6- A quanto detto si deve, in ultimo, aggiungere che il bilancio
italiano (e dunque ciascun cittadino italiano contribuente) sopporta
il peso di una parte rilevante dei costi delle basi statunitensi:
senza tener conto di sgravi fiscali, sconti e forniture gratuite di
trasporti, tariffe e servizi, l'Italia è - con il 37% delle spese
complessive - il Paese Nato che ha versato agli Usa la quota maggiore
di contributi (al secondo posto la Germania con il 27%). Accanto al
tema più generale della lotta contro la guerra e il progetto
imperialista, c'è - come si vede – un duro confronto che concerne le
più elementari istanze di indipendenza e sovranità nazionale.

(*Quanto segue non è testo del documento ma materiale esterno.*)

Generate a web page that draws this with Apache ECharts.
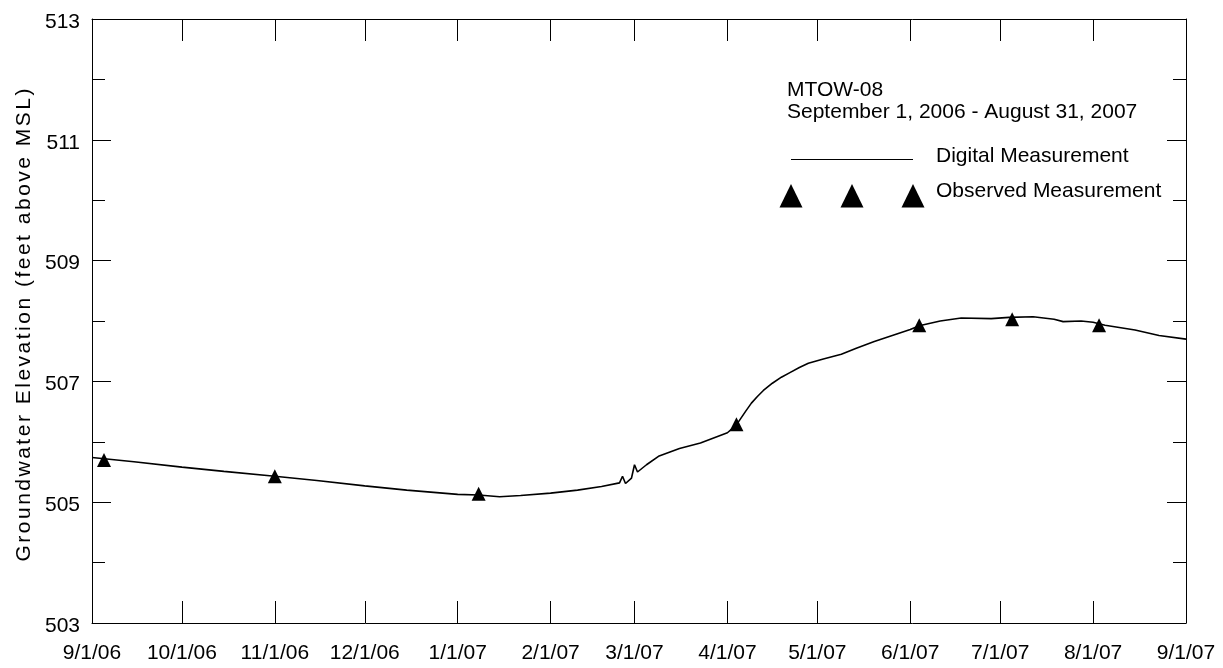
<!DOCTYPE html>
<html>
<head>
<meta charset="utf-8">
<title>MTOW-08 Groundwater Elevation</title>
<script src="https://cdn.jsdelivr.net/npm/echarts@6/dist/echarts.min.js"></script>
<style>
  html, body { margin: 0; padding: 0; background: #fff; }
  #chart { width: 1223px; height: 668px; }
</style>
</head>
<body>
<div id="chart"></div>
<script>
// Continuous logger record (feet above MSL)
const digitalDates = [
  '2006-09-01', '2006-09-15', '2006-10-01', '2006-10-15', '2006-11-01', '2006-11-15',
  '2006-12-01', '2006-12-15', '2007-01-01', '2007-01-08', '2007-01-15', '2007-01-22',
  '2007-02-01', '2007-02-10', '2007-02-18', '2007-02-24', '2007-02-25', '2007-02-26',
  '2007-02-28', '2007-03-01', '2007-03-02', '2007-03-05', '2007-03-09', '2007-03-16',
  '2007-03-23', '2007-04-01', '2007-04-04', '2007-04-07', '2007-04-09', '2007-04-11',
  '2007-04-13', '2007-04-16', '2007-04-19', '2007-04-22', '2007-04-25', '2007-04-28',
  '2007-05-03', '2007-05-09', '2007-05-14', '2007-05-20', '2007-05-26', '2007-06-01',
  '2007-06-04', '2007-06-11', '2007-06-18', '2007-06-28', '2007-07-04', '2007-07-12',
  '2007-07-19', '2007-07-22', '2007-07-28', '2007-08-01', '2007-08-05', '2007-08-15',
  '2007-08-23', '2007-09-01'
];
const digitalLevels = [
  505.74, 505.67, 505.58, 505.51, 505.43, 505.36,
  505.27, 505.20, 505.13, 505.12, 505.09, 505.11,
  505.15, 505.20, 505.26, 505.32, 505.43, 505.31,
  505.40, 505.62, 505.50, 505.62, 505.76, 505.89,
  505.98, 506.15, 506.28, 506.50, 506.64, 506.75,
  506.85, 506.97, 507.07, 507.15, 507.23, 507.30,
  507.37, 507.45, 507.55, 507.66, 507.76, 507.86,
  507.92, 508.00, 508.05, 508.04, 508.06, 508.07,
  508.03, 507.99, 508.00, 507.98, 507.93, 507.85,
  507.76, 507.70
];

// Manual (observed) measurements
const observedDates = [
  '2006-09-05', '2006-11-01', '2007-01-08', '2007-04-04',
  '2007-06-04', '2007-07-05', '2007-08-03'
];
const observedLevels = [505.70, 505.43, 505.14, 506.29, 507.93, 508.03, 507.93];

// Axis ticks
const monthTicks = [
  '2006-09-01', '2006-10-01', '2006-11-01', '2006-12-01', '2007-01-01', '2007-02-01',
  '2007-03-01', '2007-04-01', '2007-05-01', '2007-06-01', '2007-07-01', '2007-08-01',
  '2007-09-01'
];
const elevationLabels = [503, 505, 507, 509, 511, 513];

const wellName = 'MTOW-08';
const periodText = 'September 1, 2006 - August 31, 2007';
const yTitle = 'Groundwater Elevation (feet above MSL)';

function toTime(s) {
  const [y, m, d] = s.split('-').map(Number);
  return new Date(y, m - 1, d).getTime();
}
function fmtDate(v) {
  const d = new Date(v);
  return (d.getMonth() + 1) + '/' + d.getDate() + '/' + String(d.getFullYear()).slice(2);
}

const xMin = toTime(monthTicks[0]);
const xMax = toTime(monthTicks[monthTicks.length - 1]);
const monthTickTimes = monthTicks.map(toTime);
const FONT = 'Liberation Sans, Arial, Helvetica, sans-serif';

const chart = echarts.init(document.getElementById('chart'), null, { renderer: 'canvas' });

// dates are plotted on a linear millisecond scale, ticked on the first of each month
const baseX = {
  type: 'value', min: xMin, max: xMax, scale: true,
  axisLine: { show: true, onZero: false, lineStyle: { color: '#000', width: 1 } },
  axisTick: { show: true, inside: true, length: 22, customValues: monthTickTimes,
              lineStyle: { color: '#000', width: 1 } },
  splitLine: { show: false }
};
const baseY = {
  type: 'value', min: 503, max: 513, interval: 1,
  axisLine: { show: true, onZero: false, lineStyle: { color: '#000', width: 1 } },
  splitLine: { show: false }
};

// spaced-out characters for the vertical title
const titleRich = yTitle.split('').map(c => '{s|' + c + '}').join('');

chart.setOption({
  animation: false,
  backgroundColor: '#fff',
  grid: { left: 92, right: 37, top: 19, bottom: 45, containLabel: false },
  xAxis: [
    Object.assign({}, baseX, {
      position: 'bottom',
      axisLabel: {
        show: true, customValues: monthTickTimes, formatter: fmtDate,
        color: '#000', fontFamily: FONT, fontSize: 21, margin: 20, hideOverlap: false
      }
    }),
    Object.assign({}, baseX, { position: 'top', axisLabel: { show: false } })
  ],
  yAxis: [
    Object.assign({}, baseY, {
      position: 'left',
      axisTick: { show: true, inside: true, length: 13, lineStyle: { color: '#000', width: 1 } },
      axisLabel: {
        show: true, color: '#000', fontFamily: FONT, fontSize: 21, margin: 12,
        customValues: elevationLabels, formatter: v => '{v|' + v + '}',
        rich: { v: { fontFamily: FONT, fontSize: 21, color: '#000', padding: [6, 0, 0, 0] } }
      }
    }),
    Object.assign({}, baseY, {
      position: 'left',
      axisLine: { show: false },
      axisTick: { show: true, inside: true, length: 19, customValues: elevationLabels,
                  lineStyle: { color: '#000', width: 1 } },
      axisLabel: { show: false }
    }),
    Object.assign({}, baseY, {
      position: 'right',
      axisTick: { show: true, inside: true, length: 13, lineStyle: { color: '#000', width: 1 } },
      axisLabel: { show: false }
    }),
    Object.assign({}, baseY, {
      position: 'right',
      axisLine: { show: false },
      axisTick: { show: true, inside: true, length: 19, customValues: elevationLabels,
                  lineStyle: { color: '#000', width: 1 } },
      axisLabel: { show: false }
    })
  ],
  series: [
    {
      name: 'Digital Measurement',
      type: 'line',
      xAxisIndex: 0, yAxisIndex: 0,
      data: digitalDates.map((d, i) => [toTime(d), digitalLevels[i]]),
      showSymbol: false,
      smooth: false,
      lineStyle: { color: '#000', width: 1.6, opacity: 1 },
      z: 3
    },
    {
      name: 'Observed Measurement',
      type: 'scatter',
      xAxisIndex: 0, yAxisIndex: 0,
      data: observedDates.map((d, i) => [toTime(d), observedLevels[i]]),
      symbol: 'triangle',
      symbolSize: 14,
      itemStyle: { color: '#000', opacity: 1 },
      z: 4
    }
  ],
  graphic: [
    {
      type: 'text', x: 24, y: 325, rotation: Math.PI / 2,
      style: {
        text: titleRich, align: 'center', verticalAlign: 'middle',
        fill: '#000', font: '21px ' + FONT,
        rich: { s: { fontSize: 21, fontFamily: FONT, fill: '#000', padding: [0, 1.25, 0, 1.25] } }
      }
    },
    { type: 'text', x: 787, y: 90,
      style: { text: wellName, fill: '#000', font: '21px ' + FONT, verticalAlign: 'middle' } },
    { type: 'text', x: 787, y: 112,
      style: { text: periodText, fill: '#000', font: '21px ' + FONT, verticalAlign: 'middle' } },
    { type: 'line', shape: { x1: 791, y1: 159.5, x2: 913, y2: 159.5 },
      style: { stroke: '#000', lineWidth: 1 } },
    { type: 'text', x: 936, y: 156,
      style: { text: 'Digital Measurement', fill: '#000', font: '21px ' + FONT, verticalAlign: 'middle' } },
    { type: 'polygon', shape: { points: [[791, 184], [779.5, 207.5], [802.5, 207.5]] }, style: { fill: '#000' } },
    { type: 'polygon', shape: { points: [[852, 184], [840.5, 207.5], [863.5, 207.5]] }, style: { fill: '#000' } },
    { type: 'polygon', shape: { points: [[913, 184], [901.5, 207.5], [924.5, 207.5]] }, style: { fill: '#000' } },
    { type: 'text', x: 936, y: 191,
      style: { text: 'Observed Measurement', fill: '#000', font: '21px ' + FONT, verticalAlign: 'middle' } }
  ]
});
</script>
</body>
</html>
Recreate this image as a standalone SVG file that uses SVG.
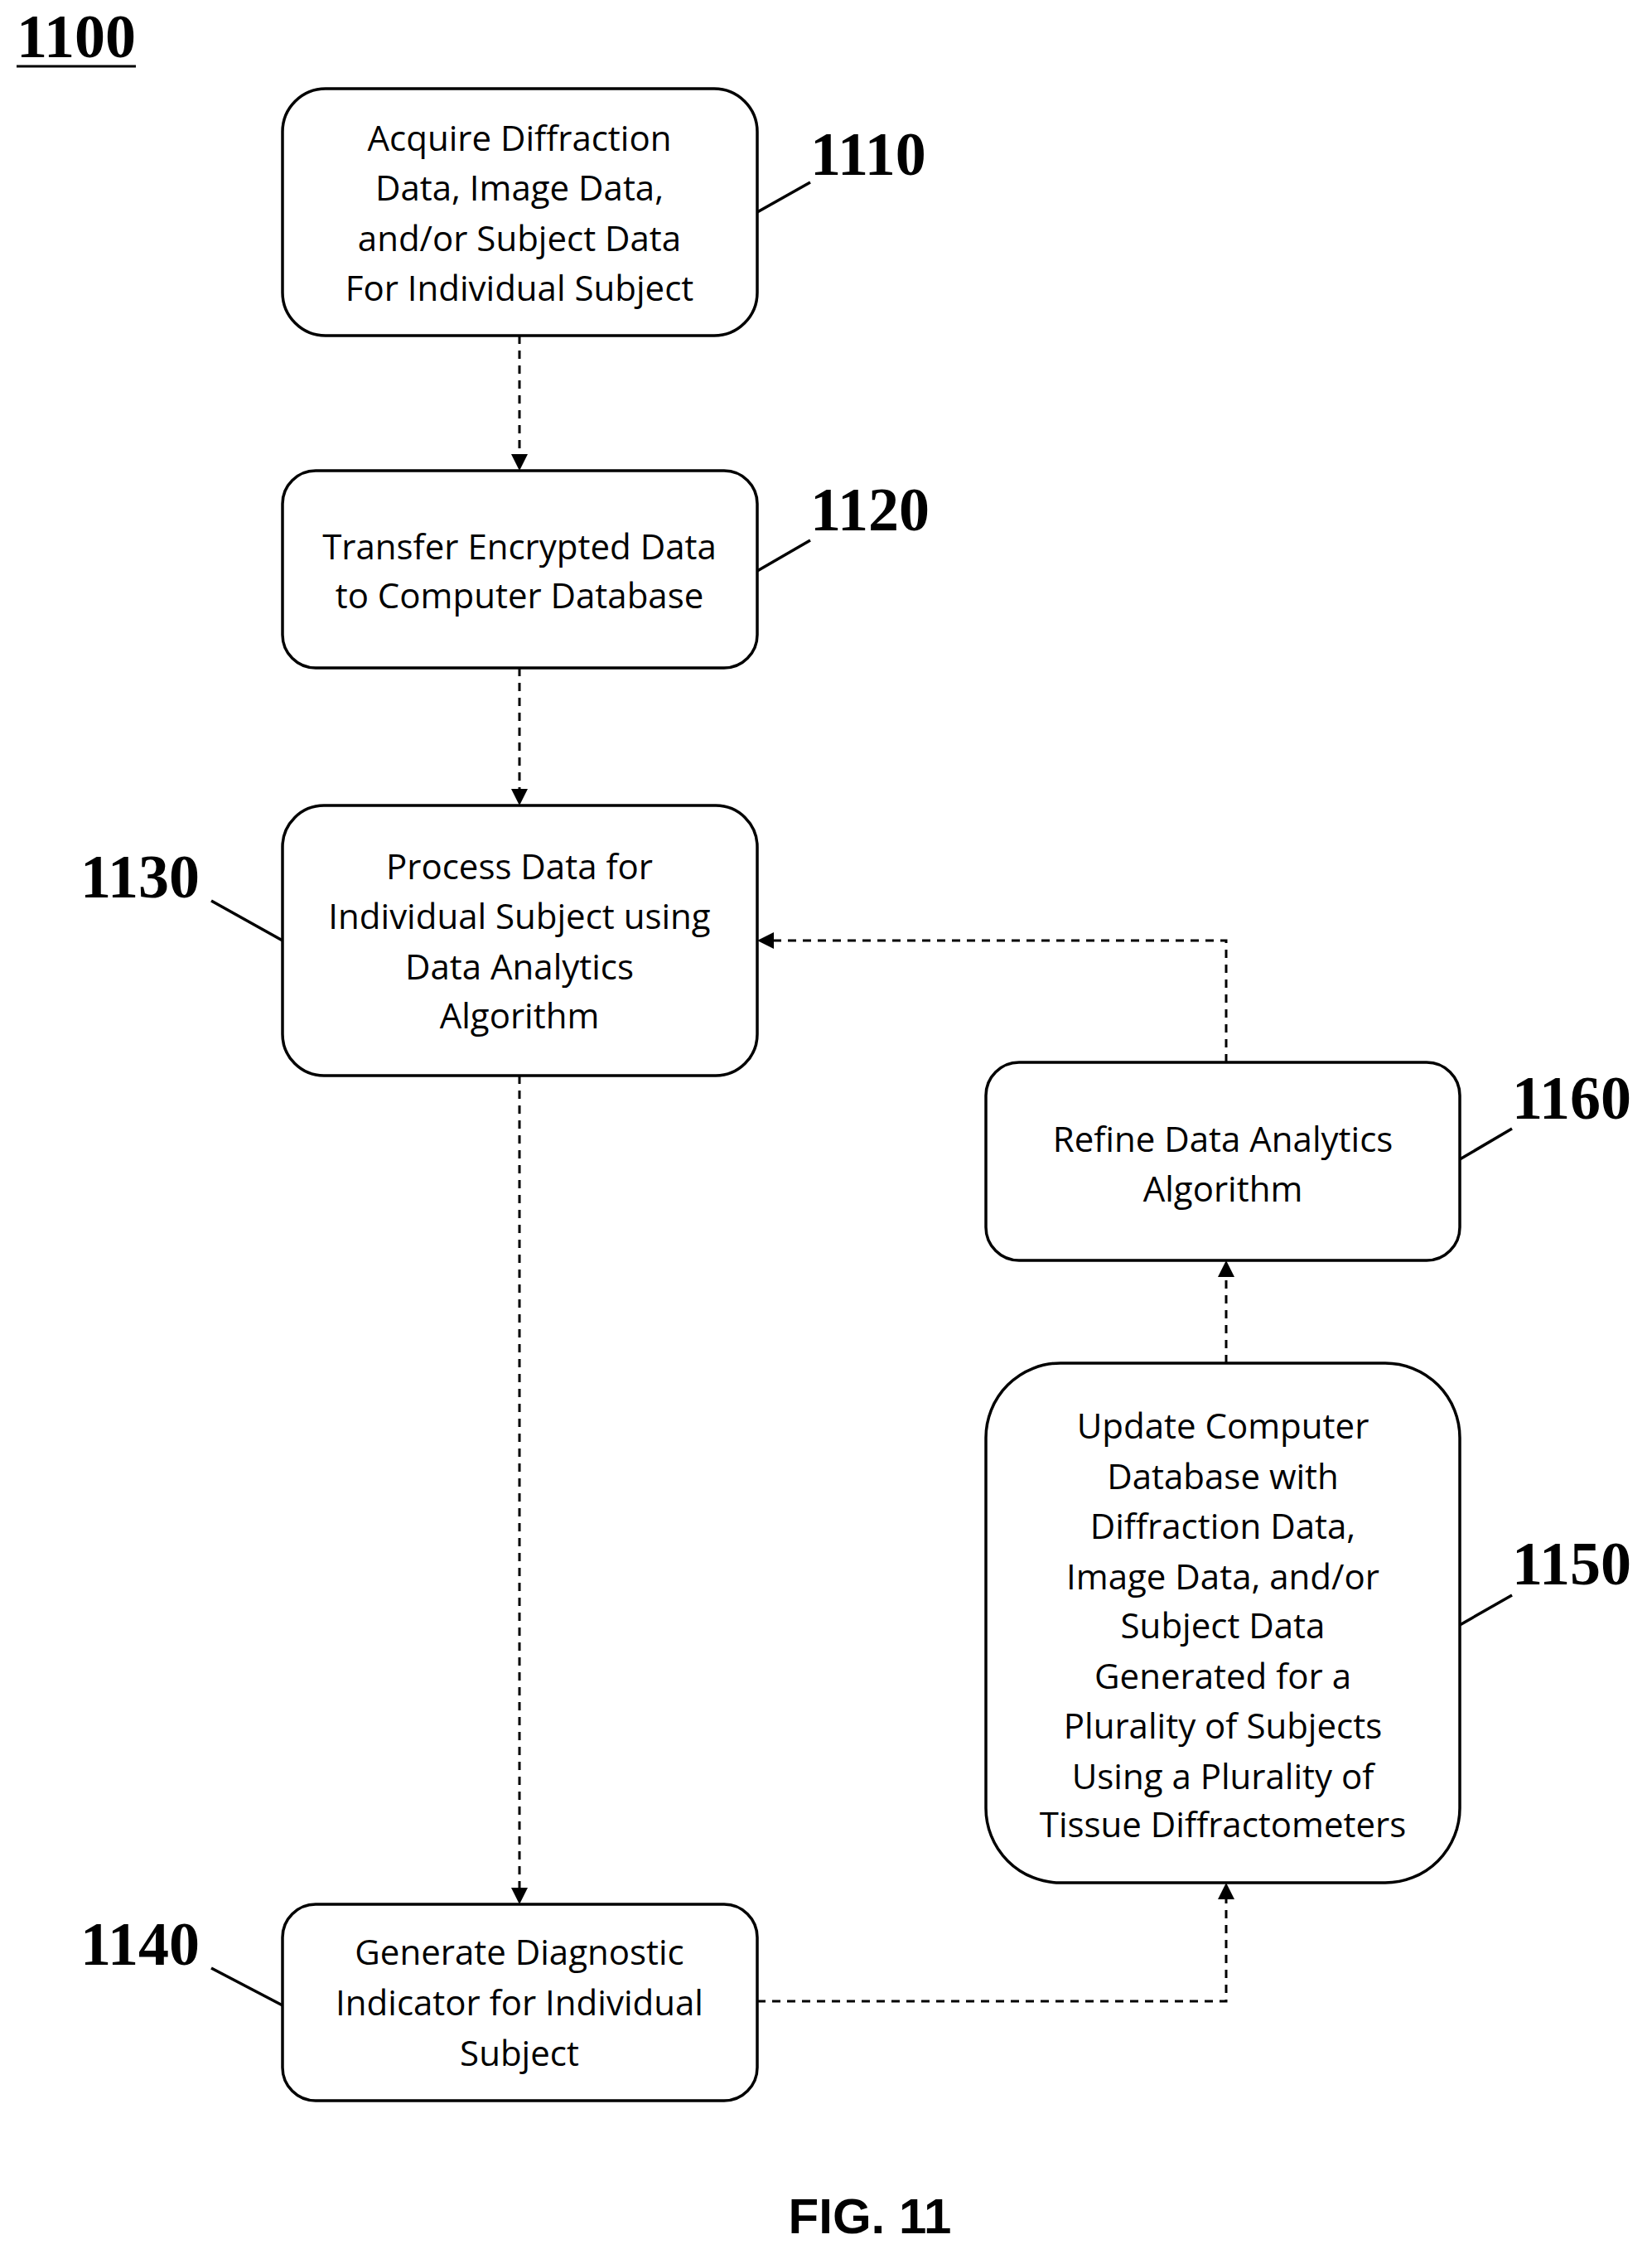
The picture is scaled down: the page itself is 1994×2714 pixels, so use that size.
<svg xmlns="http://www.w3.org/2000/svg" width="1994" height="2714" viewBox="0 0 1994 2714">
<style>
.box{fill:#fff;stroke:#000;stroke-width:3.5}
.t{font-family:"Open Sans","Liberation Sans",sans-serif;font-size:42px;text-anchor:middle;fill:#000}
.lab{font-family:"Liberation Serif",serif;font-weight:bold;font-size:74px;fill:#000}
.ld{stroke:#000;stroke-width:3.5;fill:none}
.c{stroke:#000;stroke-width:3;fill:none;stroke-dasharray:10 8}
</style>
<rect width="1994" height="2714" fill="#fff"/>
<g id="title"><text class="lab" x="20" y="69" font-size="64">1100</text><line x1="20" y1="80" x2="164" y2="80" stroke="#000" stroke-width="3"/></g>
<g id="connectors">
<path class="c" d="M627,405V556"/><path d="M617,548L627,568L637,548z"/>
<path class="c" d="M627,806V960"/><path d="M617,952L627,972L637,952z"/>
<path class="c" d="M627,1298V2286"/><path d="M617,2278L627,2298L637,2278z"/>
<path class="c" d="M914,2415H1480V2284"/><path d="M1470,2292L1480,2272L1490,2292z"/>
<path class="c" d="M1480,1645V1533"/><path d="M1470,1541L1480,1521L1490,1541z"/>
<path class="c" d="M1480,1282V1135H926"/><path d="M934,1125L914,1135L934,1145z"/>
</g>
<g id="n1110"><rect class="box" x="341" y="107" width="573" height="298" rx="52"/>
<text class="t" x="627" y="182">Acquire Diffraction</text><text class="t" x="627" y="242">Data, Image Data,</text><text class="t" x="627" y="303">and/or Subject Data</text><text class="t" x="627" y="363">For Individual Subject</text>
<line class="ld" x1="914" y1="256" x2="978" y2="220"/><text class="lab" x="978" y="211">1110</text></g>
<g id="n1120"><rect class="box" x="341" y="568" width="573" height="238" rx="40"/>
<text class="t" x="627" y="675">Transfer Encrypted Data</text><text class="t" x="627" y="734">to Computer Database</text>
<line class="ld" x1="914" y1="689" x2="978" y2="652"/><text class="lab" x="978" y="640">1120</text></g>
<g id="n1130"><rect class="box" x="341" y="972" width="573" height="326" rx="50"/>
<text class="t" x="627" y="1061">Process Data for</text><text class="t" x="627" y="1121">Individual Subject using</text><text class="t" x="627" y="1182">Data Analytics</text><text class="t" x="627" y="1241">Algorithm</text>
<line class="ld" x1="255" y1="1087" x2="341" y2="1135"/><text class="lab" x="241" y="1083" text-anchor="end">1130</text></g>
<g id="n1140"><rect class="box" x="341" y="2298" width="573" height="237" rx="40"/>
<text class="t" x="627" y="2371">Generate Diagnostic</text><text class="t" x="627" y="2432">Indicator for Individual</text><text class="t" x="627" y="2493">Subject</text>
<line class="ld" x1="255" y1="2375" x2="341" y2="2420"/><text class="lab" x="241" y="2371" text-anchor="end">1140</text></g>
<g id="n1160"><rect class="box" x="1190" y="1282" width="572" height="239" rx="40"/>
<text class="t" x="1476" y="1390">Refine Data Analytics</text><text class="t" x="1476" y="1450">Algorithm</text>
<line class="ld" x1="1762" y1="1399" x2="1825" y2="1362"/><text class="lab" x="1825" y="1350">1160</text></g>
<g id="n1150"><rect class="box" x="1190" y="1645" width="572" height="627" rx="90"/>
<text class="t" x="1476" y="1736">Update Computer</text><text class="t" x="1476" y="1797">Database with</text><text class="t" x="1476" y="1857">Diffraction Data,</text><text class="t" x="1476" y="1918">Image Data, and/or</text><text class="t" x="1476" y="1977">Subject Data</text><text class="t" x="1476" y="2038">Generated for a</text><text class="t" x="1476" y="2098">Plurality of Subjects</text><text class="t" x="1476" y="2159">Using a Plurality of</text><text class="t" x="1476" y="2217">Tissue Diffractometers</text>
<line class="ld" x1="1762" y1="1961" x2="1825" y2="1925"/><text class="lab" x="1825" y="1912">1150</text></g>
<text x="1050" y="2695" font-family="Liberation Sans,sans-serif" font-weight="bold" font-size="60" text-anchor="middle">FIG. 11</text>
</svg>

Il "Comitato per il ritiro dei militari italiani dall'Iraq" - che al
suo interno raccoglie diverse forze politiche, sociali e di movimento
ed è parte del movimento italiano contro la guerra - insieme
all'obiettivo della fine di tutte le missioni belliche che vedono
impegnato il nostro Paese (anche in palese contraddizione con la sua
carta costituzionale), intende coordinare e generalizzare la lotta
contro la presenza delle basi militari straniere sul territorio
italiano. Lavoriamo perché tutto ciò possa servire a rilanciare la più
generale mobilitazione contro la guerra e per il disarmo nucleare e
convenzionale, nel nostro paese e fuori di esso.